Part of the problem with bringing the World of Warcraft vanilla experience back isn’t just recreating what the game looked like in 2004*. Blizzard also has to recreate the cadence of post-launch content, which means not throwing gear into the wild that will completely unbalance the whole world. So, earlier this morning, it wasn’t a surprise to hear that some of the most iconic raids – Dire Maul, Blackwing Lair and Naxxramas – won’t be included at launch.
The reasoning is pretty straight forward: Molten Core and Onyxia are a bit of a joke if you had access to Blackwing Lair or Zul’Gurub gear. So in a blog post on the WoW forums, a WoW community manager explained that the post-launch raids would be spread out over six phases, as opposed to the original four that was announced at Blizzcon last year.
At launch, players will get access to Maraudon, Onyxia and the iconic Molten Core raids, with Kazzak, Azuregos and Dire Maul being added in the second phase. The reasoning for including Maraudon, but not Dire Maul, was that Maraudon was launched also immediately after players started hitting level 60. It’s primarily for balance though: the Dire Maul loot would completely ruin the challenge of the earlier raids, and the extra phases in general are designed to offer a better progression curve over the life of vanilla WoW.

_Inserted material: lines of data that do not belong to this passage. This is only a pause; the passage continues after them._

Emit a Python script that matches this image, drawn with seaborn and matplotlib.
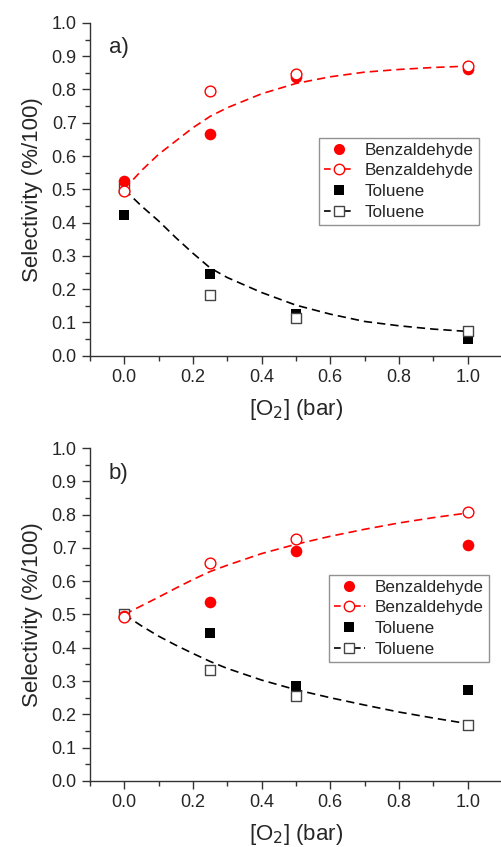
import numpy as np
import pandas as pd
import matplotlib
matplotlib.use("Agg")
import matplotlib.pyplot as plt
import seaborn as sns
from matplotlib.lines import Line2D
from matplotlib.ticker import MultipleLocator, FormatStrFormatter

# measured points
o2 = [0.0, 0.25, 0.5, 1.0]
benz_a_fill = [0.525, 0.667, 0.838, 0.860]
benz_a_open = [0.495, 0.795, 0.847, 0.870]
tol_a_fill = [0.423, 0.245, 0.125, 0.050]
tol_a_open = [0.505, 0.183, 0.112, 0.073]

benz_b_fill = [0.494, 0.538, 0.692, 0.708]
benz_b_open = [0.492, 0.655, 0.726, 0.807]
tol_b_fill = [0.500, 0.444, 0.286, 0.272]
tol_b_open = [0.501, 0.332, 0.256, 0.169]

# fitted curves
fit_x = [0.0, 0.05, 0.1, 0.15, 0.2, 0.25, 0.3, 0.4, 0.5, 0.6, 0.7, 0.8, 0.9, 1.0]
fit_benz_a = [0.500, 0.556, 0.605, 0.645, 0.685, 0.719, 0.745, 0.787, 0.818, 0.838, 0.852, 0.860, 0.866, 0.870]
fit_tol_a = [0.500, 0.450, 0.405, 0.355, 0.308, 0.264, 0.235, 0.190, 0.152, 0.125, 0.103, 0.090, 0.080, 0.073]
fit_benz_b = [0.500, 0.526, 0.552, 0.579, 0.605, 0.629, 0.648, 0.683, 0.711, 0.735, 0.756, 0.775, 0.791, 0.805]
fit_tol_b = [0.500, 0.466, 0.435, 0.408, 0.383, 0.359, 0.338, 0.303, 0.274, 0.250, 0.228, 0.207, 0.189, 0.172]

legend_labels = ['Benzaldehyde', 'Benzaldehyde', 'Toluene', 'Toluene']

sns.set_style("ticks")
plt.rcParams['font.family'] = ['Liberation Sans', 'DejaVu Sans']

fig = plt.figure(figsize=(5.02, 8.47), dpi=100)
ax_a = fig.add_axes([0.179, 0.580, 0.821, 0.393])
ax_b = fig.add_axes([0.179, 0.078, 0.821, 0.393])

RED = '#ff0000'
GREY = '#444444'


def draw_panel(ax, tag, bf, bo, tf, to, fb, ft, leg_pos):
    # fit curves
    sns.lineplot(x=fit_x, y=fb, ax=ax, color=RED, linestyle=(0, (5, 3)), lw=1.2)
    sns.lineplot(x=fit_x, y=ft, ax=ax, color='black', linestyle=(0, (5, 3)), lw=1.2)
    # data points
    sns.scatterplot(x=o2, y=tf, ax=ax, marker='s', s=45, color='black', edgecolor='black', linewidth=0, zorder=3)
    sns.scatterplot(x=o2, y=to, ax=ax, marker='s', s=42, facecolor='white', edgecolor=GREY, linewidth=1, zorder=3.5)
    sns.scatterplot(x=o2, y=bf, ax=ax, marker='o', s=70, color=RED, edgecolor=RED, linewidth=0, zorder=3.8)
    sns.scatterplot(x=o2, y=bo, ax=ax, marker='o', s=60, facecolor='white', edgecolor=RED, linewidth=1, zorder=4)

    ax.set_xlim(-0.1, 1.1)
    ax.set_ylim(0, 1.0)
    ax.xaxis.set_minor_locator(MultipleLocator(0.1))
    ax.yaxis.set_major_locator(MultipleLocator(0.1))
    ax.yaxis.set_minor_locator(MultipleLocator(0.05))
    ax.set_xticks([0.0, 0.2, 0.4, 0.6, 0.8, 1.0])
    ax.xaxis.set_major_formatter(FormatStrFormatter('%.1f'))
    ax.yaxis.set_major_formatter(FormatStrFormatter('%.1f'))
    ax.tick_params(which='major', length=6, width=1, labelsize=13, color='#333333')
    ax.tick_params(which='minor', length=3.5, width=1, color='#333333')
    for sp in ['top', 'right']:
        ax.spines[sp].set_visible(False)
    for sp in ['left', 'bottom']:
        ax.spines[sp].set_color('#333333')
        ax.spines[sp].set_linewidth(1)

    ax.set_ylabel('Selectivity (%/100)', fontsize=16, labelpad=6)
    ax.set_xlabel('[O$_2$] (bar)', fontsize=16, labelpad=8)
    ax.text(-0.045, 0.925, tag, fontsize=16, ha='left', va='center')

    handles = [
        Line2D([], [], marker='o', ls='none', color=RED, markersize=8, markeredgewidth=0),
        Line2D([], [], marker='o', ls=(0, (4, 2)), color=RED, markerfacecolor='white',
               markeredgecolor=RED, markersize=7.5, lw=1.2),
        Line2D([], [], marker='s', ls='none', color='black', markersize=6.5, markeredgewidth=0),
        Line2D([], [], marker='s', ls=(0, (4, 2)), color='black', markerfacecolor='white',
               markeredgecolor=GREY, markersize=6.5, lw=1.2),
    ]
    leg = ax.legend(handles, legend_labels, loc='upper left', bbox_to_anchor=leg_pos,
                    frameon=True, fancybox=False, fontsize=12.3, handlelength=1.8,
                    handletextpad=0.6, borderpad=0.3, labelspacing=0.33, borderaxespad=0)
    leg.get_frame().set_edgecolor('#777777')
    leg.get_frame().set_linewidth(1)


draw_panel(ax_a, 'a)', benz_a_fill, benz_a_open, tol_a_fill, tol_a_open,
           fit_benz_a, fit_tol_a, (0.555, 0.655))
draw_panel(ax_b, 'b)', benz_b_fill, benz_b_open, tol_b_fill, tol_b_open,
           fit_benz_b, fit_tol_b, (0.580, 0.620))

fig.savefig('out.png', dpi=100)
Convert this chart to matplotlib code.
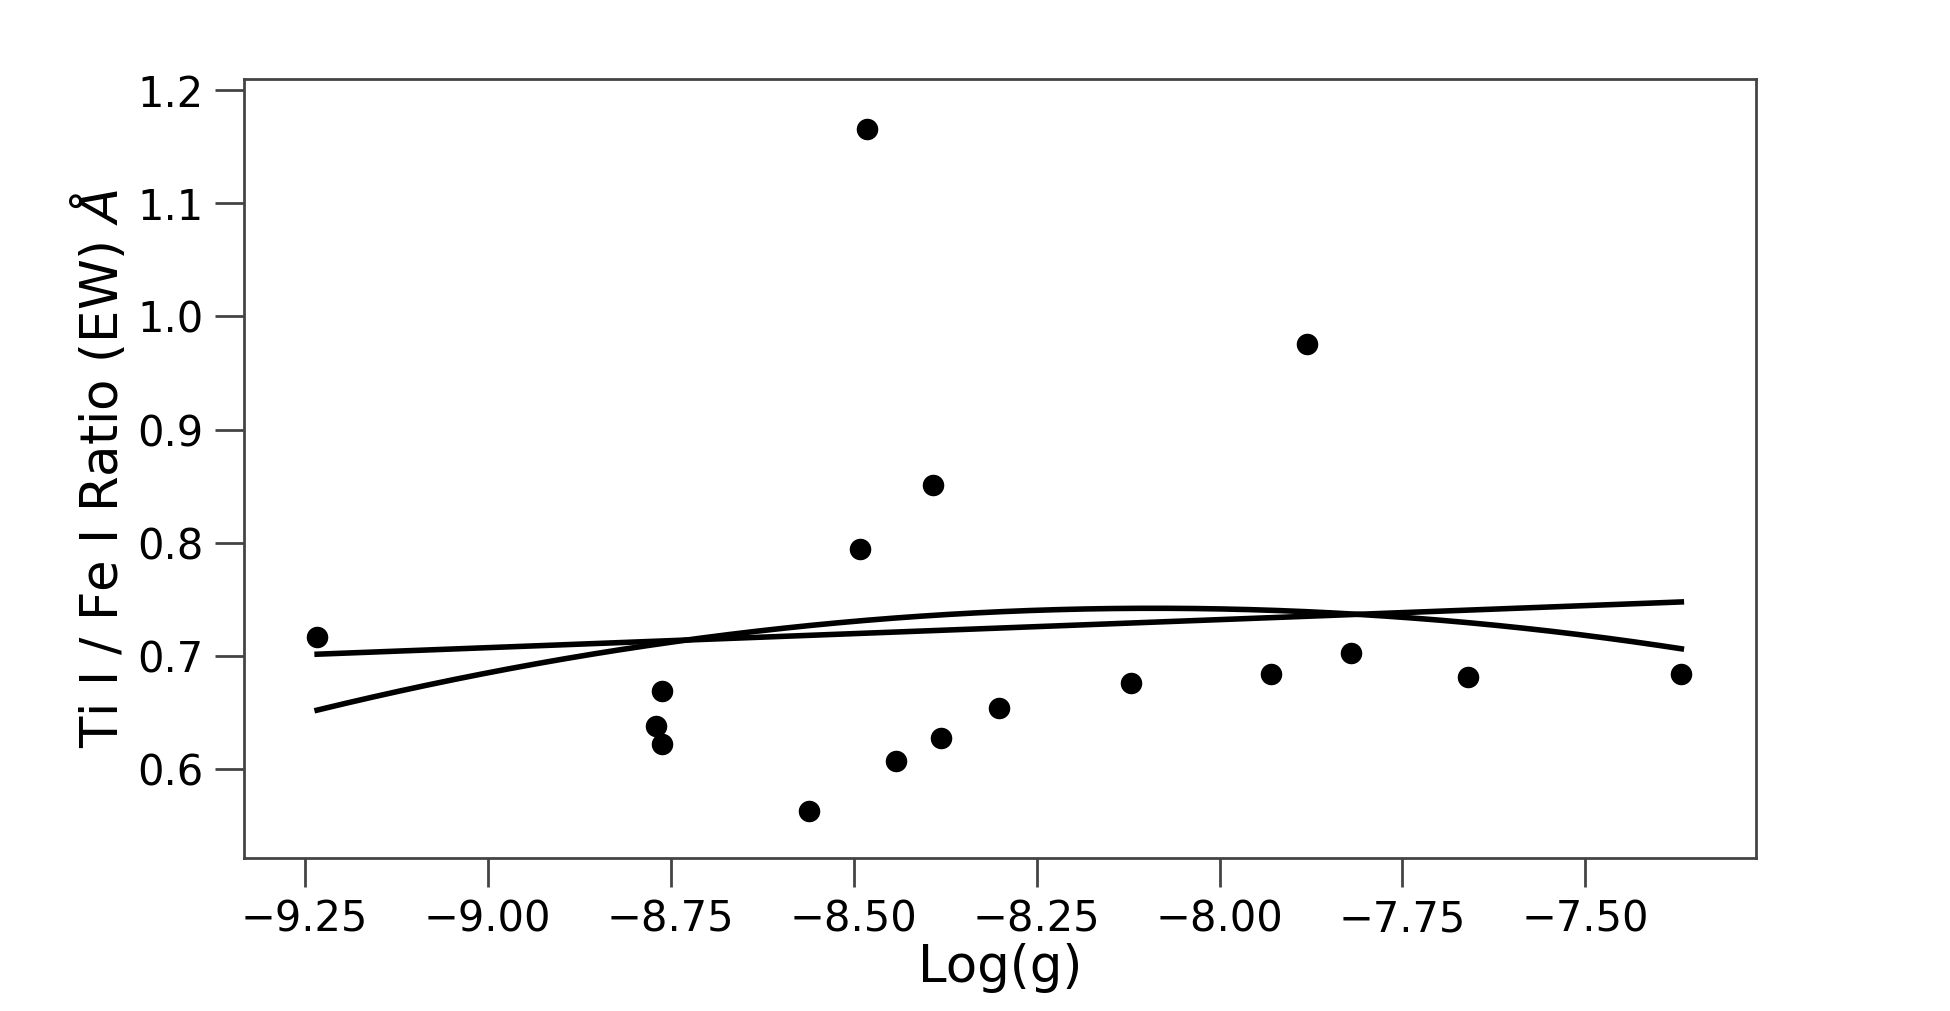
import matplotlib.pyplot as plt
import numpy as np

log_g = [-9.233, -8.762, -8.770, -8.762, -8.561, -8.481, -8.491, -8.391, -8.442,
         -8.381, -8.301, -8.121, -7.930, -7.881, -7.820, -7.660, -7.369]
ratio = [0.7165, 0.669, 0.638, 0.622, 0.5626, 1.166, 0.7945, 0.851, 0.6066,
         0.6275, 0.6537, 0.6758, 0.6835, 0.9758, 0.702, 0.681, 0.6835]

x = np.array(log_g)
y = np.array(ratio)
# linear and quadratic fits over the data range
xs = np.linspace(x.min(), x.max(), 200)
lin = np.polyval(np.polyfit(x, y, 1), xs)
quad = np.polyval(np.polyfit(x, y, 2), xs)

fig = plt.figure(figsize=(19.5, 10.11), dpi=100)
ax = fig.add_axes([0.1251, 0.1513, 0.7754, 0.7705])

ax.scatter(x, y, s=210, color="black", zorder=3)
ax.plot(xs, lin, color="black", linewidth=4)
ax.plot(xs, quad, color="black", linewidth=4)

ax.set_xlim(-9.333, -7.267)
ax.set_ylim(0.521, 1.21)
ax.set_xticks([-9.25, -9.0, -8.75, -8.5, -8.25, -8.0, -7.75, -7.5])
ax.set_yticks([0.6, 0.7, 0.8, 0.9, 1.0, 1.1, 1.2])
ax.set_xticklabels(["\u22129.25", "\u22129.00", "\u22128.75", "\u22128.50", "\u22128.25",
                    "\u22128.00", "\u22127.75", "\u22127.50"])
ax.tick_params(axis="both", direction="out", length=21, width=2, color="#444444",
               labelsize=30, pad=8)
for s in ax.spines.values():
    s.set_color("#444444")
    s.set_linewidth(2)

ax.set_xlabel("Log(g)", fontsize=37, labelpad=2)
ax.set_ylabel("Ti I / Fe I Ratio (EW) $\\AA$", fontsize=37, labelpad=6)

fig.savefig("out.png", dpi=100)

The full list of raids that will be rolled out – at least for now – are:
Phase 1 (Classic Launch)
• Molten Core
• Dire Maul
• Blackwing Lair
• Darkmoon Faire
• Darkmoon deck drops begin
• Green Dragons
• Ahn’Qiraj War Effort begins
• Ahn’Qiraj raids open when the war effort dictates
• Dungeon loot reconfiguration: Tier 0.5 Dungeon gear, Relics, drop rates and location changes
• Scourge Invasion
The team is still working out how PvP content fits into the whole mix, and there’s no scheduled date for what the gap between each of the phases will be. There’s a chance that people will work their way through WoW: Classic content infinitely faster than they ever did in the game’s original launch. Blizzard also has to work out the balance of power between items that were introduced after patch 1.10, when Tier 0.5 gear was first introduced, and bosses began dropping relics.
It’s a ton of stuff to balance, and there’s better than even odds that a lot of the game’s post-launch will be spent fine-tuning all of this as well. Either way, it’s worth knowing what you’ll get when WoW: Classic will have when it launches later this winter (which probably means mid-August, if every other WoW release is any measure).
* – I mention 2004, not 2003, because that’s the version of WoW that Blizzard are bringing back.